Barack Obama bore an expression of resignation that closely concealed a simmering indignation.  He met Mitt Romney’s glib smirk with a look that said “You have not been where I have been”.  Commentators who remarked that sitting presidents are unaccustomed to being challenged should consider how it must feel to be challenged on work that has claimed one’s very heart and soul.  Should Barack Obama have to explain what it was like to visit Joplin, Missouri, or Bagram Air Field in Afghanistan? Is he forced to express the responsibility he feels for the daily casualties of war, or the stress and risk accompanying the decision to assassinate an enemy?  Imagine what it is like to do the best you can at the most difficult job in the world, and to have the dissection and analysis of your every move be the full-time occupation of millions.  Under this microscope, Barack Obama has learned the ropes of American presidency.  There have to be moments when he doubts himself, as anyone would.  And it is impossible to encapsulate in a two-minute response in a debate all that went into a particular outcome.  Concessions were made for the greater good.  Ground-breaking, significant processes have been initiated (as in healthcare) for which it will take time and ongoing collaboration and development to reap full benefit.  Barack Obama owes Mitt Romney no explanation.
 “What do you really want to know? Am I sorry for what I did?”  I can almost hear Obama using Red’s words.  “There’s not a day goes by I don’t feel regret.
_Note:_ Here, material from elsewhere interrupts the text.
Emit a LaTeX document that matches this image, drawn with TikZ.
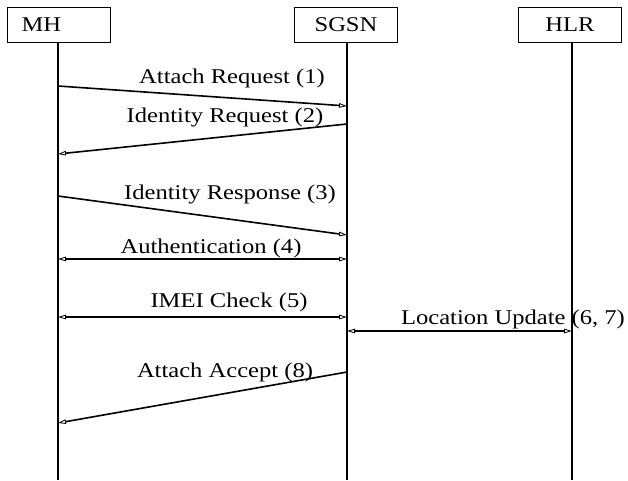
\documentclass[tikz,border=0pt]{standalone}
\usepackage{fontspec}
\setmainfont[FakeStretch=1.17]{Liberation Serif}
\usetikzlibrary{arrows.meta}
\begin{document}
\begin{tikzpicture}[x=1pt,y=-1pt,
  entity/.style={draw,line width=1.5pt,minimum width=103pt,minimum height=35pt,
    inner sep=0pt,font=\fontsize{21}{24}\selectfont},
  lifeline/.style={line width=1.6pt},
  msg/.style={line width=1.6pt,-{Triangle[open,length=8pt,width=4.5pt,line width=0.8pt]}},
  bimsg/.style={line width=1.6pt,{Triangle[open,length=8pt,width=4.5pt,line width=0.8pt]}-{Triangle[open,length=8pt,width=4.5pt,line width=0.8pt]}},
  lbl/.style={anchor=base,inner sep=0pt,font=\fontsize{21}{24}\selectfont}]
\useasboundingbox (0,0) rectangle (628,480);

% participants
\node[entity,text width=75pt,align=left] (mh) at (59,25) {\raisebox{-3pt}{MH}};
\node[entity] (sgsn) at (346,25) {\raisebox{-1pt}{SGSN}};
\node[entity] (hlr) at (570,25) {\raisebox{-2pt}{HLR}};

% lifelines
\coordinate (mhEnd) at (58,480);
\coordinate (sgEnd) at (347,480);
\coordinate (hlEnd) at (572,480);
\draw[lifeline] (58,42) -- (mhEnd);
\draw[lifeline] (347,42) -- (sgEnd);
\draw[lifeline] (572,42) -- (hlEnd);

% message end points
\coordinate (a1) at (58,86);   \coordinate (b1) at (347,106);
\coordinate (a2) at (347,124); \coordinate (b2) at (58,154);
\coordinate (a3) at (58,196);  \coordinate (b3) at (347,235);
\coordinate (a4) at (58,259);  \coordinate (b4) at (347,259);
\coordinate (a5) at (58,317);  \coordinate (b5) at (347,317);
\coordinate (a6) at (347,331); \coordinate (b6) at (572,331);
\coordinate (a8) at (347,372); \coordinate (b8) at (58,423);

% messages
\draw[msg] (a1) -- (b1);
\draw[msg] (a2) -- (b2);
\draw[msg] (a3) -- (b3);
\draw[bimsg] (a4) -- (b4);
\draw[bimsg] (a5) -- (b5);
\draw[bimsg] (a6) -- (b6);
\draw[msg] (a8) -- (b8);

% labels
\node[lbl] (l1) at (232,83) {Attach Request (1)};
\node[lbl] (l2) at (225,122) {Identity Request (2)};
\node[lbl] (l3) at (230,199) {Identity Response (3)};
\node[lbl] (l4) at (211,253) {Authentication (4)};
\node[lbl] (l5) at (229,307) {IMEI Check (5)};
\node[lbl] (l6) at (513,324) {Location Update (6, 7)};
\node[lbl] (l8) at (225,377) {Attach Accept (8)};
\end{tikzpicture}
\end{document}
Not because I’m in here or because you think I should. I look back on the way I was then…” 
It is my opinion that Barack Obama has reviewed his first four years in office.  He has asked himself whether the journey has been worthwhile, and whether he has risen to the challenges of office.  He can look proudly upon an admirable list of accomplishments hammered out along a harrowing road. And, when confronted by the likes of Mitt Romney, he feels no compulsion to prove himself.
(Red again)- Because, to tell you the truth, he doesn’t give a shit.